Task directions:
Gather each line in the entries that includes the string "chart".

** BEGIN Provided records **

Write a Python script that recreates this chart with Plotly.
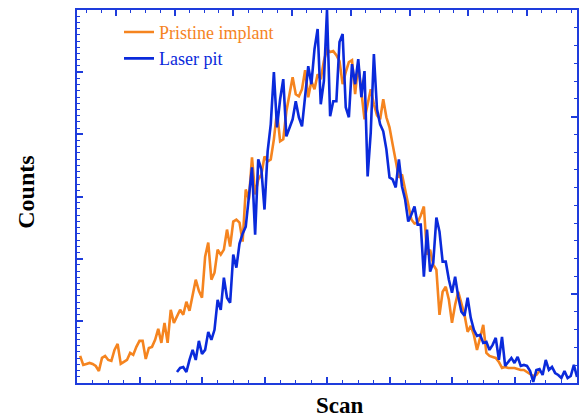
import plotly.graph_objects as go

# Scan index positions
pristine_x = list(range(1, 149))
pristine_counts = [
    27, 18, 19, 20, 19, 17, 12, 25, 27, 23,
    22, 33, 39, 19, 21, 23, 30, 28, 36, 42,
    42, 24, 35, 36, 43, 54, 40, 60, 40, 73,
    60, 66, 73, 68, 81, 72, 86, 103, 92, 85,
    126, 140, 103, 110, 133, 128, 133, 153, 136, 161,
    163, 160, 141, 193, 183, 225, 188, 203, 208, 226,
    221, 223, 243, 271, 241, 243, 271, 288, 305, 288,
    286, 293, 312, 285, 301, 293, 308, 303, 321, 333,
    330, 331, 327, 321, 298, 310, 320, 322, 288, 318,
    288, 263, 278, 293, 278, 267, 263, 283, 265, 255,
    238, 221, 205, 208, 193, 176, 163, 159, 160, 167,
    176, 128, 133, 118, 113, 68, 91, 96, 83, 60,
    78, 91, 78, 68, 51, 57, 48, 33, 45, 58,
    30, 27, 26, 25, 21, 15, 16, 15, 15, 15,
    14, 13, 13, 11, 9, 7, 8, 12,
]

laser_x = list(range(32, 161))
laser_counts = [
    11, 15, 16, 11, 23, 33, 23, 42, 29, 33,
    51, 43, 53, 83, 73, 105, 85, 80, 128, 115,
    139, 149, 156, 183, 215, 148, 223, 213, 173, 231,
    258, 310, 255, 283, 303, 246, 255, 263, 281, 265,
    256, 290, 316, 298, 333, 353, 278, 301, 372, 266,
    281, 281, 340, 348, 275, 265, 318, 298, 323, 285,
    311, 206, 250, 328, 273, 258, 251, 233, 205, 203,
    195, 223, 196, 183, 161, 168, 176, 158, 158, 106,
    153, 111, 120, 165, 151, 121, 121, 103, 90, 106,
    86, 71, 67, 85, 65, 53, 47, 48, 40, 41,
    33, 38, 45, 23, 46, 17, 21, 25, 20, 26,
    17, 18, 17, 12, 1, 13, 14, 8, 23, 13,
    16, 10, 8, 5, 12, 5, 7, 18, 6,
]

series_names = ["Pristine implant", "Laser pit"]
orange = "#F5841F"
blue = "#0A2ADB"
frame = "#1E3CDC"

fig = go.Figure()
fig.add_trace(go.Scatter(
    x=pristine_x, y=pristine_counts, mode="lines",
    line=dict(color=orange, width=2.6),
    name=f"<span style='color:{orange}'>{series_names[0]}</span>",
))
fig.add_trace(go.Scatter(
    x=laser_x, y=laser_counts, mode="lines",
    line=dict(color=blue, width=2.6),
    name=f"<span style='color:{blue}'>{series_names[1]}</span>",
))
# empty trace to activate the secondary (top/right) axes
fig.add_trace(go.Scatter(x=[], y=[], xaxis="x2", yaxis="y2",
                         showlegend=False, hoverinfo="skip"))

tick_common = dict(
    showline=True, linecolor=frame, linewidth=2,
    ticks="inside", ticklen=6, tickwidth=1.5, tickcolor=frame,
    showticklabels=False, showgrid=False, zeroline=False,
)

fig.update_layout(
    width=579, height=418, autosize=False,
    margin=dict(l=77, r=2, t=10, b=35),
    paper_bgcolor="white", plot_bgcolor="white",
    font=dict(family="Liberation Serif", color="black"),
    xaxis=dict(range=[0, 160], dtick=20, tick0=0,
               minor=dict(ticks="inside", ticklen=3, tickwidth=1,
                          tickcolor=frame, dtick=5),
               **tick_common),
    yaxis=dict(range=[0, 372], dtick=62, tick0=0,
               minor=dict(ticks="inside", ticklen=3, tickwidth=1,
                          tickcolor=frame, dtick=6.2),
               **tick_common),
    xaxis2=dict(overlaying="x", side="top", anchor="y",
                range=[0, 8.51], dtick=1, tick0=0.663,
                minor=dict(ticks="inside", ticklen=3, tickwidth=1,
                           tickcolor=frame, dtick=0.25, tick0=0.663),
                **tick_common),
    yaxis2=dict(overlaying="y", side="right", anchor="x",
                range=[0, 2.1], dtick=1, tick0=0.5,
                minor=dict(ticks="inside", ticklen=3, tickwidth=1,
                           tickcolor=frame, dtick=0.1, tick0=0.5),
                **tick_common),
    legend=dict(x=0.084, y=0.99, xanchor="left", yanchor="top",
                bgcolor="rgba(0,0,0,0)", font=dict(size=18, family="Liberation Serif")),
    annotations=[
        dict(text="<b>Scan</b>", xref="paper", yref="paper",
             x=0.5255, y=-0.061, xanchor="center", yanchor="middle",
             showarrow=False, font=dict(size=23, family="Liberation Serif", color="black")),
        dict(text="<b>Counts</b>", xref="paper", yref="paper",
             x=-0.102, y=0.51, xanchor="center", yanchor="middle", textangle=-90,
             showarrow=False, font=dict(size=24, family="Liberation Serif", color="black")),
    ],
)

fig.write_html(
    "out.html",
    config={"responsive": False, "displayModeBar": False},
    post_script=(
        "document.body.style.margin='0';"
        "document.body.style.overflow='hidden';"
        "Plotly.relayout('{plot_id}', {width:579, height:418});"
    ),
)
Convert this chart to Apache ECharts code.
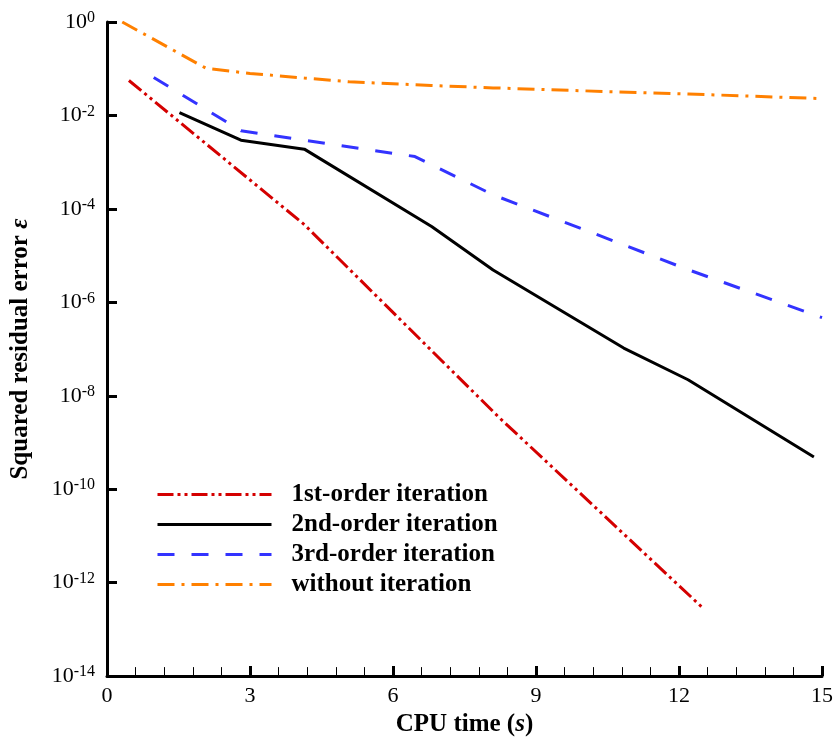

** END Provided records **

Output for this exercise:
Write a Python script that recreates this chart with Plotly.
Convert this chart to Apache ECharts code.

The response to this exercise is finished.